Yıldırım, ATV'de canlı yayınlanan programda Hollanda'da 14 Mart'ta seçimler olduğunu belirterek, "14'ünden önce Hollanda'da bir etkinlik yapılması mümkün görünmüyor" dedi. Yıldırım aynen şöyle konuştu;

"Almanya gibi bazı Avrupa ülkelerinde de benzer problemler var. Hollanda’da bu ayın 14’ünde seçimler var, biraz ona yönelik olduğunu düşünüyoruz. Çünkü mevcut iktidar partisiyle o aşırı Wilders’in partisi arasında çok az fark var, onun için 14’ünden önce Hollanda’da bir etkinlik yapılması çok mümkün gözükmüyor ama 14’ünden sonra zannetmiyorum ki Hollanda böyle bir kısıtlama üzerinde dursun.”

 

YILDIRIM'A RAĞMEN, ÇAVUŞOĞLU NEDEN GİTMEK İSTEDİ


Ancak Yıldırım'ın bu açıklamasına rağmen, Dışişleri Bakanı Mevlüt Çavuşoğlu, Hollanda'ya 14 Mart öncesinde gidip, Türk vatandaşları ile buluşmak istedi. Nitekim kriz de, Çavuşoğlu'nun 9 Mart'ta Rotterdam'a gitmek istemesiyle ile ortaya çıktı.

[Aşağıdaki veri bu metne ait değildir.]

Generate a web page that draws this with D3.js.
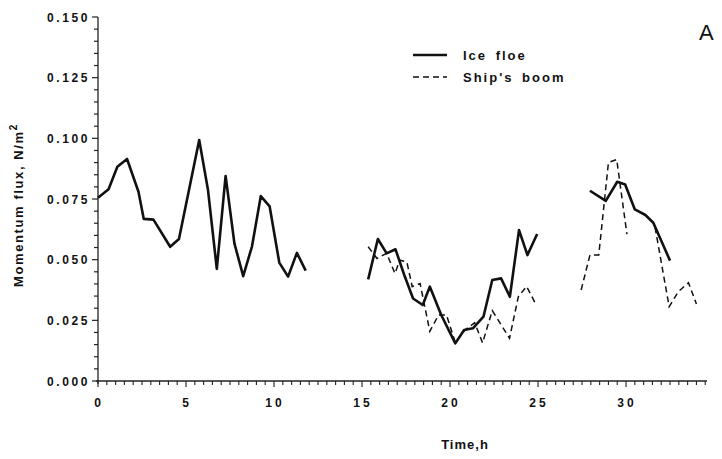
<!DOCTYPE html>
<html><head><meta charset="utf-8">
<script src="https://cdn.jsdelivr.net/npm/d3@7"></script>
<style>
html,body{margin:0;padding:0;background:#fff;}
svg{display:block;}
text{font-family:"Liberation Sans",Arial,sans-serif;fill:#111;}
</style></head>
<body>
<svg id="chart" width="722" height="459"></svg>
<script>
// ---- data (time in hours, momentum flux in N/m^2); null = gap ----
const iceTime = [0,0.6,1.1,1.65,2.3,2.6,3.15,4.1,4.6,5.75,6.25,6.75,7.25,7.75,8.25,8.75,9.25,9.75,10.3,10.8,11.3,11.8,
  null,
  15.35,15.9,16.4,16.9,17.4,17.9,18.45,18.85,19.5,20.3,20.8,21.3,21.9,22.4,22.9,23.4,23.92,24.4,24.95,
  null,
  27.95,28.85,29.5,29.95,30.5,31.1,31.55,32.5];
const iceFlux = [0.0755,0.079,0.0883,0.0915,0.078,0.0668,0.0665,0.0553,0.0585,0.0993,0.0787,0.0462,0.0845,0.0567,0.0432,0.0555,0.0762,0.072,0.0488,0.043,0.0528,0.0455,
  null,
  0.0419,0.0585,0.0526,0.0543,0.0437,0.034,0.0313,0.0389,0.0272,0.0155,0.021,0.0217,0.0265,0.0416,0.0423,0.0347,0.0622,0.0519,0.0606,
  null,
  0.0784,0.0742,0.0821,0.081,0.0707,0.0684,0.0652,0.0496];

const boomTime = [15.35,15.85,16.4,16.87,17.15,17.55,17.85,18.3,18.85,19.35,19.8,20.3,20.85,21.4,21.85,22.4,23.38,23.88,24.35,24.9,
  null,
  27.45,27.95,28.45,29.0,29.47,30.05,
  null,
  31.65,32.45,32.97,33.55,34.0];
const boomFlux = [0.0553,0.0505,0.0526,0.0443,0.0498,0.049,0.0389,0.0402,0.0205,0.0272,0.0272,0.0158,0.021,0.024,0.0157,0.029,0.0176,0.0347,0.039,0.0313,
  null,
  0.0375,0.0519,0.0519,0.09,0.0913,0.0605,
  null,
  0.0633,0.0306,0.0368,0.0405,0.0317];

const yTickValues = [0,0.025,0.05,0.075,0.1,0.125,0.15];
const xTickValues = [0,5,10,15,20,25,30];
const seriesNames = ["Ice floe","Ship's boom"];

// ---- chart ----
const svg = d3.select("#chart");
const x = d3.scaleLinear().domain([0,34.6]).range([98,707]);
const y = d3.scaleLinear().domain([0,0.15]).range([381,17]);

// axes lines
svg.append("line").attr("x1",x(0)).attr("x2",x(0)).attr("y1",y(0.15)).attr("y2",y(0)+3)
  .attr("stroke","#222").attr("stroke-width",1.3);
svg.append("line").attr("x1",x(0)-2).attr("x2",x(34.6)).attr("y1",y(0)).attr("y2",y(0))
  .attr("stroke","#222").attr("stroke-width",1.3);

// y minor ticks
d3.range(0,0.1501,0.005).forEach(v=>{
  const major = Math.abs(Math.round(v/0.025)*0.025 - v) < 1e-9;
  svg.append("line").attr("x1",x(0)).attr("x2",x(0)-(major?6:4))
    .attr("y1",y(v)).attr("y2",y(v)).attr("stroke","#222").attr("stroke-width",1.2);
});
// x minor ticks
d3.range(0,34.51,0.5).forEach(t=>{
  const major = Math.abs(t%5) < 1e-9;
  svg.append("line").attr("x1",x(t)).attr("x2",x(t))
    .attr("y1",y(0)).attr("y2",y(0)+(major?6:4)).attr("stroke","#222").attr("stroke-width",1.1);
});

// y tick labels
const fmt = d3.format(".3f");
svg.selectAll(".ylab").data(yTickValues).enter().append("text")
  .attr("x",x(0)-8).attr("y",d=>y(d)+4.5)
  .attr("text-anchor","end").attr("font-size",12).attr("font-weight","bold")
  .attr("letter-spacing","2.6px")
  .text(d=>fmt(d));
// x tick labels
svg.selectAll(".xlab").data(xTickValues).enter().append("text")
  .attr("x",d=>x(d)+1).attr("y",y(0)+26)
  .attr("text-anchor","middle").attr("font-size",12).attr("font-weight","bold")
  .attr("letter-spacing","3px")
  .text(d=>d);

// axis titles
svg.append("text").attr("x",465).attr("y",449).attr("text-anchor","middle")
  .attr("font-size",13).attr("font-weight","bold").attr("letter-spacing","1px").text("Time,h");
const yl = svg.append("text").attr("transform","translate(23,205) rotate(-90)")
  .attr("text-anchor","middle").attr("font-size",13).attr("font-weight","bold").attr("letter-spacing","1.6px");
yl.append("tspan").text("Momentum flux, N/m");
yl.append("tspan").attr("dy",-6).attr("font-size",10).text("2");

// lines
const makeLine = (ts,vs)=> d3.line().defined(i=>ts[i]!==null && vs[i]!==null)
  .x(i=>x(ts[i])).y(i=>y(vs[i]));
svg.append("path").attr("d",makeLine(iceTime,iceFlux)(d3.range(iceTime.length)))
  .attr("fill","none").attr("stroke","#111").attr("stroke-width",2.6).attr("stroke-linejoin","round");
svg.append("path").attr("d",makeLine(boomTime,boomFlux)(d3.range(boomTime.length)))
  .attr("fill","none").attr("stroke","#111").attr("stroke-width",1.5).attr("stroke-dasharray","6,4");

// legend
const lg = svg.append("g");
lg.append("line").attr("x1",413).attr("x2",447).attr("y1",55).attr("y2",55).attr("stroke","#111").attr("stroke-width",2.4);
lg.append("line").attr("x1",413).attr("x2",447).attr("y1",77).attr("y2",77).attr("stroke","#111").attr("stroke-width",1.4).attr("stroke-dasharray","6,4");
lg.append("text").attr("x",463).attr("y",60).attr("font-size",13).attr("font-weight","bold")
  .attr("letter-spacing","2px").attr("word-spacing","3px").text(seriesNames[0]);
lg.append("text").attr("x",463).attr("y",82).attr("font-size",13).attr("font-weight","bold")
  .attr("letter-spacing","2px").attr("word-spacing","3px").text(seriesNames[1]);

// panel letter
svg.append("text").attr("x",699).attr("y",40).attr("font-size",22).text("A");
</script>
</body></html>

Hollanda, kendi ülkesindeki seçim öncesinde Çavuşoğlu'na etkinlik izni vermeyip, uçağına iniş yasağı koyunca da, Almanya'da bulunan Aile Bakanı Fatma Betül Sayan Kaya Rotterdam'a kara yoluyla geçti.

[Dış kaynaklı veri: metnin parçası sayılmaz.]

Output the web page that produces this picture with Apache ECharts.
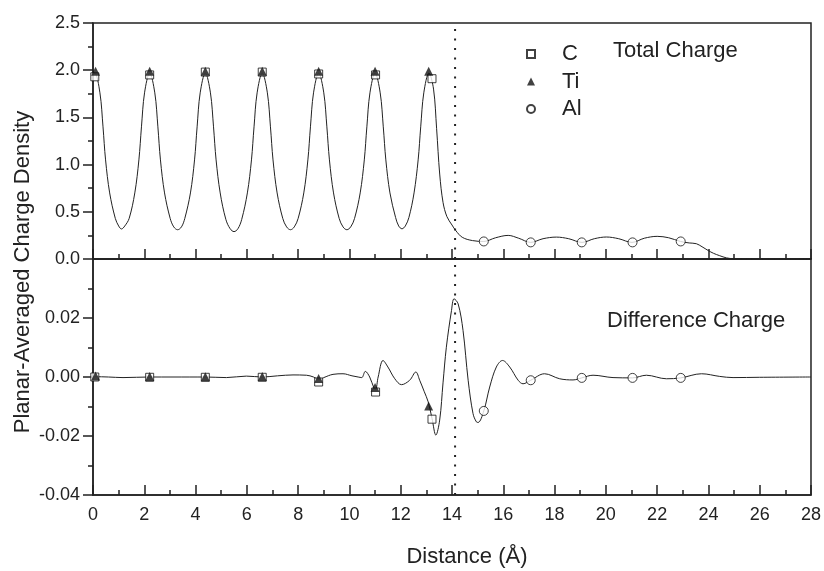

Cumhurbaşkanı Recep Tayyip Erdoğan da, yaşanan tüm bu süreçte, Bakan Kaya ile "sürekli irtibatta olduğunu" bizzat açıkladı. Yaşanan bu gelişmeler de, "Başbakan'ın sözlerine rağmen, bakanlar neden Hollanda'ya gitmek istedi?" sorusunu gündeme taşıdı.

AKP'Lİ VEKİL; "HOLLANDA'YA TEŞEKKÜR ETMEMİZ LAZIM. EVET OLARINA İKİ PUAN KATKI SAĞLADI"


Hollanda ile yaşanan bu büyük krizin ardından, AKP İzmir Milletvekili Hüseyin Kocabıyık'ın yine bir televizyon programındaki sözleri de, bu kafa karışıklığını iyice derinleştirdi.

Kocabıyık, yaşananların 16 Nisan referandumu öncesinde "evet" oylarına "en az iki puan katkı sağladığına" dikkat çekerek, aynen şöyle dedi;

"Bu Almanlara Hollandalılara kızmayalım, belki azıcık teşekkür de etmemiz gerekiyor. Bizim evet oylarına en az iki puan katkı yaptılar böylece. Buna emin olabilirseniz. Bir eski emekli siyasi danışman olarak danışman ve araştırmacı olarak size katiyetle söyleyebilirim ki hem Avrupa'daki vatandaşlarımızın oylarında belirli hatırı sayılır bir artışa sebep olacak hem de asıl Türkiye'nin içerisinde hem kararsız hem de hatta bir miktar hayırcı seçmenin çok ciddi şekilde etkilenmesine yol olacak bu olaylar."